Brytyjski Boeing 787 wystartował we wtorek z londyńskiego lotniska Heathrow do Nowego Jorku. Maszyna napędzana jest zużytym olejem i odpadami z produkcji kukurydzy. Linie lotnicze wróżą przełom, a ekolodzy kręcą nosem na emisję dwutlenku węgla.
Pierwszy lot przez Atlantyk na zużytym oleju do smażenia i odpadach z produkcji kukurydzy jest wielkim wydarzeniem dla branży lotniczej i pierwszym w historii testem dużego samolotu pasażerskiego na długiej trasie, w którego zbiornikach jest tylko paliwo odnawialne. Dreamliner Virgin Atlantic wystartował z Heathrow we wtorek tuż przed południem londyńskiego czasu i wylądował w Nowym Jorku po godzinie 20 czasu polskiego.
Na pokładzie rejsu numer 100 jest brytyjski minister transportu, eksperci branży paliwowej oraz przedstawiciele linii lotniczych, którzy wiążą z tym eksperymentem wielkie nadzieje. - Nikt nigdy myślał, że długie loty komercyjne będą możliwe przy użyciu wyłącznie lotniczych biopaliw.

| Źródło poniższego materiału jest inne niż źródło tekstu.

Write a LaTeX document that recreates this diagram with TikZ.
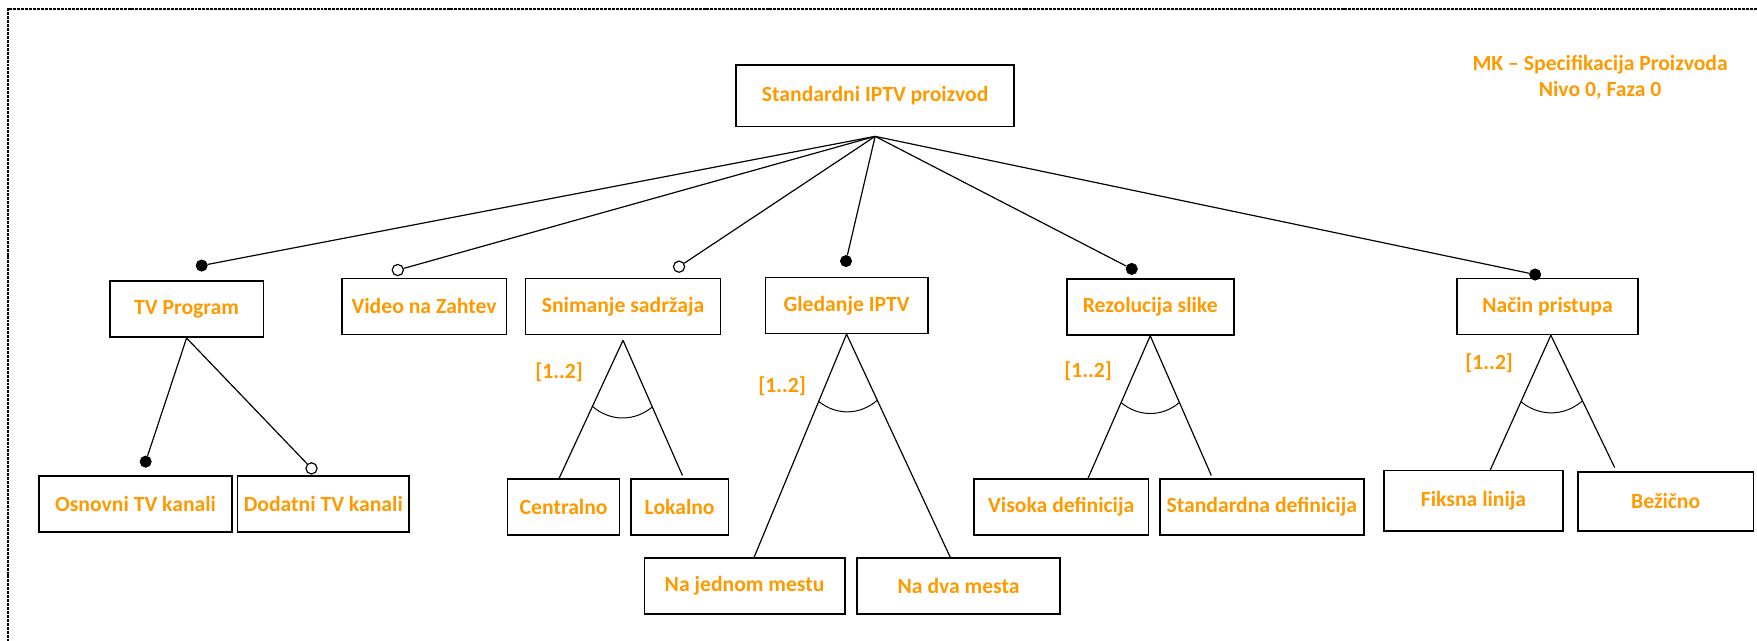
\documentclass[tikz,border=0pt]{standalone}
\usepackage{fontspec}
\setmainfont{Carlito}
\usetikzlibrary{positioning,calc}
\definecolor{featorange}{RGB}{255,153,0}
\tikzset{
  featbox/.style={draw,line width=.8pt,minimum height=1cm,inner sep=2pt,text=featorange,font=\bfseries\fontsize{11}{13}\selectfont},
  cardlbl/.style={text=featorange,font=\bfseries\fontsize{11}{13}\selectfont},
  mandot/.style={circle,draw,fill=black,inner sep=0pt,minimum size=.2cm},
  optdot/.style={circle,draw,fill=white,line width=.6pt,inner sep=0pt,minimum size=.2cm},
  link/.style={line width=.6pt},
  grp/.style={line width=.5pt}
}

\begin{document}
\begin{tikzpicture}
  \useasboundingbox (0,0) rectangle (31.36,11.44);
  \draw[line width=.8pt,dash pattern=on 1.5pt off .5pt] (31.36,11.28) -- (.14,11.28) -- (.14,0);

  \node[featbox,minimum width=4.96cm,minimum height=1.1cm] (root) at (15.62,9.73) {Standardni IPTV proizvod};
  \node[cardlbl,align=center] (title) at (28.56,10.06) {MK – Specifikacija Proizvoda\\Nivo 0, Faza 0};

  \node[featbox,minimum width=2.74cm] (tv) at (3.33,5.92) {TV Program};
  \node[featbox,minimum width=2.94cm] (vod) at (7.57,5.97) {Video na Zahtev};
  \node[featbox,minimum width=3.48cm] (snim) at (11.12,5.97) {Snimanje sadržaja};
  \node[featbox,minimum width=2.9cm] (gled) at (15.11,5.99) {Gledanje IPTV};
  \node[featbox,minimum width=2.98cm] (rez) at (20.53,5.96) {Rezolucija slike};
  \node[featbox,minimum width=3.24cm] (nac) at (27.62,5.97) {Način pristupa};

  \node[featbox,minimum width=3.44cm] (osn) at (2.42,2.44) {Osnovni TV kanali};
  \node[featbox,minimum width=3.06cm] (dod) at (5.77,2.44) {Dodatni TV kanali};
  \node[featbox,minimum width=2cm] (cen) at (10.06,2.39) {Centralno};
  \node[featbox,minimum width=1.74cm] (lok) at (12.13,2.39) {Lokalno};
  \node[featbox,minimum width=3.58cm] (jed) at (13.29,.98) {Na jednom mestu};
  \node[featbox,minimum width=3.62cm] (dva) at (17.11,.98) {Na dva mesta};
  \node[featbox,minimum width=3.12cm] (vis) at (18.94,2.39) {Visoka definicija};
  \node[featbox,minimum width=3.64cm] (std) at (22.52,2.39) {Standardna definicija};
  \node[featbox,minimum width=3.2cm,minimum height=1.08cm] (fik) at (26.3,2.5) {Fiksna linija};
  \node[featbox,minimum width=3.14cm,minimum height=1.06cm] (bez) at (29.73,2.49) {Bežično};

  \node[mandot] (dtv) at (3.6,6.7) {};
  \node[optdot] (dvod) at (7.1,6.62) {};
  \node[optdot] (dsnim) at (12.12,6.68) {};
  \node[mandot] (dgled) at (15.1,6.78) {};
  \node[mandot] (drez) at (20.2,6.64) {};
  \node[mandot] (dnac) at (27.4,6.54) {};
  \node[mandot] (dosn) at (2.6,3.2) {};
  \node[optdot] (ddod) at (5.56,3.08) {};

  \coordinate (rootpt) at ([yshift=-.16cm]root.south);
  \foreach \d in {dtv,dvod,dsnim,dgled,drez,dnac}
    \draw[link] (rootpt) -- (\d);
  \draw[link] (tv.south) -- (dosn);
  \draw[link] (tv.south) -- (ddod);

  \coordinate (asnim) at ([yshift=-.09cm]snim.south);
  \coordinate (agled) at (gled.south);
  \coordinate (arez) at (rez.south);
  \coordinate (anac) at ([xshift=.06cm]nac.south);
  \coordinate (ecen) at ([xshift=-.08cm]cen.north);
  \coordinate (elok) at ([xshift=.05cm,yshift=.05cm]lok.north);
  \coordinate (ejed) at ([xshift=.17cm]jed.north);
  \coordinate (edva) at ([xshift=-.15cm]dva.north);
  \coordinate (evis) at ([xshift=.48cm]vis.north);
  \coordinate (estd) at ([xshift=-.9cm,yshift=.05cm]std.north);
  \coordinate (efik) at ([xshift=.3cm]fik.north);
  \coordinate (ebez) at ([xshift=-.91cm,yshift=.06cm]bez.north);

  \foreach \a/\l/\r in {asnim/ecen/elok,agled/ejed/edva,arez/evis/estd,anac/efik/ebez}{
    \draw[link] (\a) -- (\l) (\a) -- (\r);
    \draw[grp] ($(\a)!1.3cm!(\l)$) to[bend right=40] ($(\a)!1.3cm!(\r)$);
  }

  \node[cardlbl] (csnim) at (9.98,4.8) {[1..2]};
  \node[cardlbl] (cgled) at (13.96,4.54) {[1..2]};
  \node[cardlbl] (crez) at (19.42,4.82) {[1..2]};
  \node[cardlbl] (cnac) at (26.58,4.96) {[1..2]};
\end{tikzpicture}
\end{document}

Chcemy pokazać sceptykom, że się mylą, że to jest możliwe - mówi Richard Branson, założyciel Virgin Group.
Mniej zanieczyszczeń
Zanieczyszczeń po przelocie maszyny ma być o 70 procent mniej niż po tradycyjnych rejsach. Ekolodzy mówią jednak, że dopóki do latania trzeba spalać jakiekolwiek paliwo, nie można mówić o zielonym lataniu, a po spaleniu przetworzonych tłuszczy wciąż zostaje masa dwutlenku węgla.
Problemem jest też produkcja wystarczającej ilości paliw, bo na razie nie istnieje odpowiednia infrastruktura. Testowanie nowych rozwiązań jest jednak konieczne, bo do 2050 roku Zjednoczone Królestwo planuje być lotniczo zeroemisyjne.